Return every entry exactly.

__Items__:
— START —
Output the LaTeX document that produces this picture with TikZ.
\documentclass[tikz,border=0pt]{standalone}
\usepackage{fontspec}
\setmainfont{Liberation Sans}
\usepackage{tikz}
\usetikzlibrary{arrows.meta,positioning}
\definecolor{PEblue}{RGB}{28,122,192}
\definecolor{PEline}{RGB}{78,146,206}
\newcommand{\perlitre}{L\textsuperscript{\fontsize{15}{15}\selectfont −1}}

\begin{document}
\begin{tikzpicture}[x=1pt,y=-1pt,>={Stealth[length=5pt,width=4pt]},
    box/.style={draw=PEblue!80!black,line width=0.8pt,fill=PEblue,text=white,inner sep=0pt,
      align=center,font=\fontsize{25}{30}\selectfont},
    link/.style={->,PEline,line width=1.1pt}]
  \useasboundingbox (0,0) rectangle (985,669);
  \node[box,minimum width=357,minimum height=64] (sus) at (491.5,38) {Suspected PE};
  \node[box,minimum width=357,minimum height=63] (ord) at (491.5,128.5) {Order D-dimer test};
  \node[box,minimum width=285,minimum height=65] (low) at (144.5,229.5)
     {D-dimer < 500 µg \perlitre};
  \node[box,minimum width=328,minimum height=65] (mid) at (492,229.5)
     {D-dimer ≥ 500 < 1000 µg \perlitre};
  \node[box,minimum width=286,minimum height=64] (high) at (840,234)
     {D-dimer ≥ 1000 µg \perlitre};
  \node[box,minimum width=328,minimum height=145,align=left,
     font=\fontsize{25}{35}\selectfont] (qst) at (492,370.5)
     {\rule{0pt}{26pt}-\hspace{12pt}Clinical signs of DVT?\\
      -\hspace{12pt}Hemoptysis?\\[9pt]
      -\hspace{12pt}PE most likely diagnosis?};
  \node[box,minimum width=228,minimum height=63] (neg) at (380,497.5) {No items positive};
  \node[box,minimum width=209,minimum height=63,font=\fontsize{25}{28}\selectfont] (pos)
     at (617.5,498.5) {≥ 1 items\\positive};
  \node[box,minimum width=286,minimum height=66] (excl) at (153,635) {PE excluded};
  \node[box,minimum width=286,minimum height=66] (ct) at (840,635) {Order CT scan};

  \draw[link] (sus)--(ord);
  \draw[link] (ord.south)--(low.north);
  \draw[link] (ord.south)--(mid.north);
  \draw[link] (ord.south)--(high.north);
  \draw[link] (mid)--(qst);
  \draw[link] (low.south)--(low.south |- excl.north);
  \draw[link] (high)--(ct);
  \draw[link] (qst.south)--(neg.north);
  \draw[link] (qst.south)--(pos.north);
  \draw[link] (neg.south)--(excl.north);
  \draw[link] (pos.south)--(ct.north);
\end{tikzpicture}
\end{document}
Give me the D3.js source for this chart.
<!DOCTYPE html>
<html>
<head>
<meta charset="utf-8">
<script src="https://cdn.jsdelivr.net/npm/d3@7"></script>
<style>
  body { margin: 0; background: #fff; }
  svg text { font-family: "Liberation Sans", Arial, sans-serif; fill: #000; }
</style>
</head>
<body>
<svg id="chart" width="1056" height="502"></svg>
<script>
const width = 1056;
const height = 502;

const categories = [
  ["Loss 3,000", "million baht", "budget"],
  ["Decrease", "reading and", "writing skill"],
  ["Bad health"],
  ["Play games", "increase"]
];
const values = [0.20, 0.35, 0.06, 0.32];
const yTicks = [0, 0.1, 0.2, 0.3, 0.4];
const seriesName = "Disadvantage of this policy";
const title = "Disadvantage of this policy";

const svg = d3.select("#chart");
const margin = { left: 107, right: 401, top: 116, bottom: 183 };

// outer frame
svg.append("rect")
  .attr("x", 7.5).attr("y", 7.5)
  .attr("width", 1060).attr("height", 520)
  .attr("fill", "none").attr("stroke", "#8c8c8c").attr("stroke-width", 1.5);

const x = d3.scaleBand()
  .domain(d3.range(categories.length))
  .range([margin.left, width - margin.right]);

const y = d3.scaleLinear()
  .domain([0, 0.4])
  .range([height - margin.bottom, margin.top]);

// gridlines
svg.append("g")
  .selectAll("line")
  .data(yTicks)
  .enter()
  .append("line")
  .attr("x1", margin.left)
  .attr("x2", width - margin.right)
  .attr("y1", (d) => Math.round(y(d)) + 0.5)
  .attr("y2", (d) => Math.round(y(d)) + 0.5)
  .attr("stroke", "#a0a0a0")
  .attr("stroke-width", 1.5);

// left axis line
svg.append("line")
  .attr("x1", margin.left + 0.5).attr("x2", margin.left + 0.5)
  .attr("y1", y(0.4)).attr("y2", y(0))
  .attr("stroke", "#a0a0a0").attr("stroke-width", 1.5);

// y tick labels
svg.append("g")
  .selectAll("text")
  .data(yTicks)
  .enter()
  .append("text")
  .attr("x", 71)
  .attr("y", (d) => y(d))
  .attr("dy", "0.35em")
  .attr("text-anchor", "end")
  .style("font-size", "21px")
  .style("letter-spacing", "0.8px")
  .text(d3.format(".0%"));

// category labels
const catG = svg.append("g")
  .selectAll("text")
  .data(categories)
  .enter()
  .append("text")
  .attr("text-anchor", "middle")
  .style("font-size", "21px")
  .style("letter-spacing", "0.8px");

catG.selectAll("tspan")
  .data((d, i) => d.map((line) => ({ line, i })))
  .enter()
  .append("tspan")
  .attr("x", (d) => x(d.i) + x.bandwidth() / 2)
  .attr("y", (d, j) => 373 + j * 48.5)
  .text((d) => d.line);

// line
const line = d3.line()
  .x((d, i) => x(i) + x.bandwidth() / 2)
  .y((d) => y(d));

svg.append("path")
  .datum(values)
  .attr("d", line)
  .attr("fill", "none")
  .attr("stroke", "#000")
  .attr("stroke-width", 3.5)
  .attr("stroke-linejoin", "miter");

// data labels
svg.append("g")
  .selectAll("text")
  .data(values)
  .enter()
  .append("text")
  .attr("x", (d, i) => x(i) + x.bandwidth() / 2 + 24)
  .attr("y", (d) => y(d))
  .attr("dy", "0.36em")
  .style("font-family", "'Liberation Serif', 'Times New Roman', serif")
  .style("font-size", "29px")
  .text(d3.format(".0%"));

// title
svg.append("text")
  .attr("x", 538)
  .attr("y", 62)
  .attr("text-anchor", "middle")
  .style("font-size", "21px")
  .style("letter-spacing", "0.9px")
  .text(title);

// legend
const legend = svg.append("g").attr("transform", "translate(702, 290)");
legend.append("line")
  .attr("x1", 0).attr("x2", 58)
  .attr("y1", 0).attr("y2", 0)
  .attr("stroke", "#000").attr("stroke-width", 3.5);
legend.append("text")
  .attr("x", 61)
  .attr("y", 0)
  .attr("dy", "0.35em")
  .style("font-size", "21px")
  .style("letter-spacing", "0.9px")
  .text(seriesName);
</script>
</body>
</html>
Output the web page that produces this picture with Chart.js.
— END —
__Reply to the exercise__:
Output the LaTeX document that produces this picture with TikZ.
\documentclass[tikz,border=0pt]{standalone}
\usepackage{fontspec}
\setmainfont{Liberation Sans}
\usepackage{tikz}
\usetikzlibrary{arrows.meta,positioning}
\definecolor{PEblue}{RGB}{28,122,192}
\definecolor{PEline}{RGB}{78,146,206}
\newcommand{\perlitre}{L\textsuperscript{\fontsize{15}{15}\selectfont −1}}

\begin{document}
\begin{tikzpicture}[x=1pt,y=-1pt,>={Stealth[length=5pt,width=4pt]},
    box/.style={draw=PEblue!80!black,line width=0.8pt,fill=PEblue,text=white,inner sep=0pt,
      align=center,font=\fontsize{25}{30}\selectfont},
    link/.style={->,PEline,line width=1.1pt}]
  \useasboundingbox (0,0) rectangle (985,669);
  \node[box,minimum width=357,minimum height=64] (sus) at (491.5,38) {Suspected PE};
  \node[box,minimum width=357,minimum height=63] (ord) at (491.5,128.5) {Order D-dimer test};
  \node[box,minimum width=285,minimum height=65] (low) at (144.5,229.5)
     {D-dimer < 500 µg \perlitre};
  \node[box,minimum width=328,minimum height=65] (mid) at (492,229.5)
     {D-dimer ≥ 500 < 1000 µg \perlitre};
  \node[box,minimum width=286,minimum height=64] (high) at (840,234)
     {D-dimer ≥ 1000 µg \perlitre};
  \node[box,minimum width=328,minimum height=145,align=left,
     font=\fontsize{25}{35}\selectfont] (qst) at (492,370.5)
     {\rule{0pt}{26pt}-\hspace{12pt}Clinical signs of DVT?\\
      -\hspace{12pt}Hemoptysis?\\[9pt]
      -\hspace{12pt}PE most likely diagnosis?};
  \node[box,minimum width=228,minimum height=63] (neg) at (380,497.5) {No items positive};
  \node[box,minimum width=209,minimum height=63,font=\fontsize{25}{28}\selectfont] (pos)
     at (617.5,498.5) {≥ 1 items\\positive};
  \node[box,minimum width=286,minimum height=66] (excl) at (153,635) {PE excluded};
  \node[box,minimum width=286,minimum height=66] (ct) at (840,635) {Order CT scan};

  \draw[link] (sus)--(ord);
  \draw[link] (ord.south)--(low.north);
  \draw[link] (ord.south)--(mid.north);
  \draw[link] (ord.south)--(high.north);
  \draw[link] (mid)--(qst);
  \draw[link] (low.south)--(low.south |- excl.north);
  \draw[link] (high)--(ct);
  \draw[link] (qst.south)--(neg.north);
  \draw[link] (qst.south)--(pos.north);
  \draw[link] (neg.south)--(excl.north);
  \draw[link] (pos.south)--(ct.north);
\end{tikzpicture}
\end{document}
Give me the D3.js source for this chart.
<!DOCTYPE html>
<html>
<head>
<meta charset="utf-8">
<script src="https://cdn.jsdelivr.net/npm/d3@7"></script>
<style>
  body { margin: 0; background: #fff; }
  svg text { font-family: "Liberation Sans", Arial, sans-serif; fill: #000; }
</style>
</head>
<body>
<svg id="chart" width="1056" height="502"></svg>
<script>
const width = 1056;
const height = 502;

const categories = [
  ["Loss 3,000", "million baht", "budget"],
  ["Decrease", "reading and", "writing skill"],
  ["Bad health"],
  ["Play games", "increase"]
];
const values = [0.20, 0.35, 0.06, 0.32];
const yTicks = [0, 0.1, 0.2, 0.3, 0.4];
const seriesName = "Disadvantage of this policy";
const title = "Disadvantage of this policy";

const svg = d3.select("#chart");
const margin = { left: 107, right: 401, top: 116, bottom: 183 };

// outer frame
svg.append("rect")
  .attr("x", 7.5).attr("y", 7.5)
  .attr("width", 1060).attr("height", 520)
  .attr("fill", "none").attr("stroke", "#8c8c8c").attr("stroke-width", 1.5);

const x = d3.scaleBand()
  .domain(d3.range(categories.length))
  .range([margin.left, width - margin.right]);

const y = d3.scaleLinear()
  .domain([0, 0.4])
  .range([height - margin.bottom, margin.top]);

// gridlines
svg.append("g")
  .selectAll("line")
  .data(yTicks)
  .enter()
  .append("line")
  .attr("x1", margin.left)
  .attr("x2", width - margin.right)
  .attr("y1", (d) => Math.round(y(d)) + 0.5)
  .attr("y2", (d) => Math.round(y(d)) + 0.5)
  .attr("stroke", "#a0a0a0")
  .attr("stroke-width", 1.5);

// left axis line
svg.append("line")
  .attr("x1", margin.left + 0.5).attr("x2", margin.left + 0.5)
  .attr("y1", y(0.4)).attr("y2", y(0))
  .attr("stroke", "#a0a0a0").attr("stroke-width", 1.5);

// y tick labels
svg.append("g")
  .selectAll("text")
  .data(yTicks)
  .enter()
  .append("text")
  .attr("x", 71)
  .attr("y", (d) => y(d))
  .attr("dy", "0.35em")
  .attr("text-anchor", "end")
  .style("font-size", "21px")
  .style("letter-spacing", "0.8px")
  .text(d3.format(".0%"));

// category labels
const catG = svg.append("g")
  .selectAll("text")
  .data(categories)
  .enter()
  .append("text")
  .attr("text-anchor", "middle")
  .style("font-size", "21px")
  .style("letter-spacing", "0.8px");

catG.selectAll("tspan")
  .data((d, i) => d.map((line) => ({ line, i })))
  .enter()
  .append("tspan")
  .attr("x", (d) => x(d.i) + x.bandwidth() / 2)
  .attr("y", (d, j) => 373 + j * 48.5)
  .text((d) => d.line);

// line
const line = d3.line()
  .x((d, i) => x(i) + x.bandwidth() / 2)
  .y((d) => y(d));

svg.append("path")
  .datum(values)
  .attr("d", line)
  .attr("fill", "none")
  .attr("stroke", "#000")
  .attr("stroke-width", 3.5)
  .attr("stroke-linejoin", "miter");

// data labels
svg.append("g")
  .selectAll("text")
  .data(values)
  .enter()
  .append("text")
  .attr("x", (d, i) => x(i) + x.bandwidth() / 2 + 24)
  .attr("y", (d) => y(d))
  .attr("dy", "0.36em")
  .style("font-family", "'Liberation Serif', 'Times New Roman', serif")
  .style("font-size", "29px")
  .text(d3.format(".0%"));

// title
svg.append("text")
  .attr("x", 538)
  .attr("y", 62)
  .attr("text-anchor", "middle")
  .style("font-size", "21px")
  .style("letter-spacing", "0.9px")
  .text(title);

// legend
const legend = svg.append("g").attr("transform", "translate(702, 290)");
legend.append("line")
  .attr("x1", 0).attr("x2", 58)
  .attr("y1", 0).attr("y2", 0)
  .attr("stroke", "#000").attr("stroke-width", 3.5);
legend.append("text")
  .attr("x", 61)
  .attr("y", 0)
  .attr("dy", "0.35em")
  .style("font-size", "21px")
  .style("letter-spacing", "0.9px")
  .text(seriesName);
</script>
</body>
</html>
Output the web page that produces this picture with Chart.js.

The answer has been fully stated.